>> Begin
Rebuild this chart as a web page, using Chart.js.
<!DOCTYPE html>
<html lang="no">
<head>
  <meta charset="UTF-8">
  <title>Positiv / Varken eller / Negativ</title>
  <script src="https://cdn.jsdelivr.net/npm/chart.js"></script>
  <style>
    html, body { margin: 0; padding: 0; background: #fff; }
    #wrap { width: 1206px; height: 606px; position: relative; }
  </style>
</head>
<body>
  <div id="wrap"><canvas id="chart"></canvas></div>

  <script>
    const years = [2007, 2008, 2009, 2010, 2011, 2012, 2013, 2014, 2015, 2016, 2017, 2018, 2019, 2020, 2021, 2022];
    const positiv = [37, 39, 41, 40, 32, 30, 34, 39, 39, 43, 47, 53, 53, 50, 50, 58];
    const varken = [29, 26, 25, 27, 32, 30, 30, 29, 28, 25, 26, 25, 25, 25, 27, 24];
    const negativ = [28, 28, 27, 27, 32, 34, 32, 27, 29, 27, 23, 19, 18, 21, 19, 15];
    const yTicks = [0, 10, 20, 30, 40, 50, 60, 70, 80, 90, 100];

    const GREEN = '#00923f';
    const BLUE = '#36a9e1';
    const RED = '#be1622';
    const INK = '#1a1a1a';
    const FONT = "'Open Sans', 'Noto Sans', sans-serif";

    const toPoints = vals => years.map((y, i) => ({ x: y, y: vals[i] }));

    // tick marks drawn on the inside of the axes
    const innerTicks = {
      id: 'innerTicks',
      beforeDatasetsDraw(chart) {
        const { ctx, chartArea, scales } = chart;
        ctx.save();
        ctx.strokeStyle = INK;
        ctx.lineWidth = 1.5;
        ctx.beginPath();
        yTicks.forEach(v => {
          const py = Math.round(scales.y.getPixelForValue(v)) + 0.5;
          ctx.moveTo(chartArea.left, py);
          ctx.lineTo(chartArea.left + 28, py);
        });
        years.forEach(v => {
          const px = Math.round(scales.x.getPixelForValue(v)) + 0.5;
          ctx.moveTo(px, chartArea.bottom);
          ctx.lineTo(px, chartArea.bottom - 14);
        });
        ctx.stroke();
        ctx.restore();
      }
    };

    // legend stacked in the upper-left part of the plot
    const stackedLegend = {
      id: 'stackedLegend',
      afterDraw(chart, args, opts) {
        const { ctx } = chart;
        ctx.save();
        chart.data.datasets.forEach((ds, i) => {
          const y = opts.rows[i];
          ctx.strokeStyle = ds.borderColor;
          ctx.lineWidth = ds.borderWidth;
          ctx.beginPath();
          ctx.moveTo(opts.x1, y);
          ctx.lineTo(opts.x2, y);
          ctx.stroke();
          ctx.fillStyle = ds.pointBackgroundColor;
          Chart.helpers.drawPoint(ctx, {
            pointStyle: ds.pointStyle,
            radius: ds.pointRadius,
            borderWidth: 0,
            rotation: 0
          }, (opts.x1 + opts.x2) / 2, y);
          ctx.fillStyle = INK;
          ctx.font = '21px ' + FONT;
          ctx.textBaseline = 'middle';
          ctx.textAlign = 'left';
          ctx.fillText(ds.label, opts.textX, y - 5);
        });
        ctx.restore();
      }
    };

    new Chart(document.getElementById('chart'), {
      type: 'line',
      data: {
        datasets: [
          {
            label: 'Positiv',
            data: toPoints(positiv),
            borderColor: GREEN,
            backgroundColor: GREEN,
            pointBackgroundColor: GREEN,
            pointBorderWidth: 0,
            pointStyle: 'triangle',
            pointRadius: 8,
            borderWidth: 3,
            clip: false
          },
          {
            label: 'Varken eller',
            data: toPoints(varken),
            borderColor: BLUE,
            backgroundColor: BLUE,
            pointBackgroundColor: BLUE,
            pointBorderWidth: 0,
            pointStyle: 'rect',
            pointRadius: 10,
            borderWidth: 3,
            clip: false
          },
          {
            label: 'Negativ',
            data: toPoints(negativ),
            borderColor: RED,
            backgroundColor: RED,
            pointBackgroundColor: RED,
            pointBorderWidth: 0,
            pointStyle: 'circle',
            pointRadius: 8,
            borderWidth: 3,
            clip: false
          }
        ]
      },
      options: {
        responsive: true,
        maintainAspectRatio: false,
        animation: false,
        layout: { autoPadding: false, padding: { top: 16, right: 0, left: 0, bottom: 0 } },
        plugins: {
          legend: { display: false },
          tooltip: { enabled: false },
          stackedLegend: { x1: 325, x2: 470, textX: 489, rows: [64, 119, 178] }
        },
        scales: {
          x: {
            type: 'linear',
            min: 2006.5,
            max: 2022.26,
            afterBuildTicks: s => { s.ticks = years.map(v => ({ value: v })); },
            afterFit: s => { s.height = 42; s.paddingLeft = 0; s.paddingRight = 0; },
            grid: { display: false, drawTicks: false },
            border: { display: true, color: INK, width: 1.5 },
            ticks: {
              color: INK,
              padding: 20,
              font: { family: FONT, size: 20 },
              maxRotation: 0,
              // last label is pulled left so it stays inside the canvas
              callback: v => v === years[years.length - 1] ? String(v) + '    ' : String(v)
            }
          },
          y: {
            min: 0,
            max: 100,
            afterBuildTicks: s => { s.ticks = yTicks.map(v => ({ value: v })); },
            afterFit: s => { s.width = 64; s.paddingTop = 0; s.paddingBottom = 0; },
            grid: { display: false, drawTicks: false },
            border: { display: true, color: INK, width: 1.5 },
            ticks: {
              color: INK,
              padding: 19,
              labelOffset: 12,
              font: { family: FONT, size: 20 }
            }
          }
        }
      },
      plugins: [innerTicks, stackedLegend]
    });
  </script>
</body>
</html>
>> End
** Challenge **
Begin with the first line of the listing and copy exactly through the line that contains "const toPoints = vals", please, keeping both ends and leaving out everything after.

** Answer to the problem **
Rebuild this chart as a web page, using Chart.js.
<!DOCTYPE html>
<html lang="no">
<head>
  <meta charset="UTF-8">
  <title>Positiv / Varken eller / Negativ</title>
  <script src="https://cdn.jsdelivr.net/npm/chart.js"></script>
  <style>
    html, body { margin: 0; padding: 0; background: #fff; }
    #wrap { width: 1206px; height: 606px; position: relative; }
  </style>
</head>
<body>
  <div id="wrap"><canvas id="chart"></canvas></div>

  <script>
    const years = [2007, 2008, 2009, 2010, 2011, 2012, 2013, 2014, 2015, 2016, 2017, 2018, 2019, 2020, 2021, 2022];
    const positiv = [37, 39, 41, 40, 32, 30, 34, 39, 39, 43, 47, 53, 53, 50, 50, 58];
    const varken = [29, 26, 25, 27, 32, 30, 30, 29, 28, 25, 26, 25, 25, 25, 27, 24];
    const negativ = [28, 28, 27, 27, 32, 34, 32, 27, 29, 27, 23, 19, 18, 21, 19, 15];
    const yTicks = [0, 10, 20, 30, 40, 50, 60, 70, 80, 90, 100];

    const GREEN = '#00923f';
    const BLUE = '#36a9e1';
    const RED = '#be1622';
    const INK = '#1a1a1a';
    const FONT = "'Open Sans', 'Noto Sans', sans-serif";

    const toPoints = vals => years.map((y, i) => ({ x: y, y: vals[i] }));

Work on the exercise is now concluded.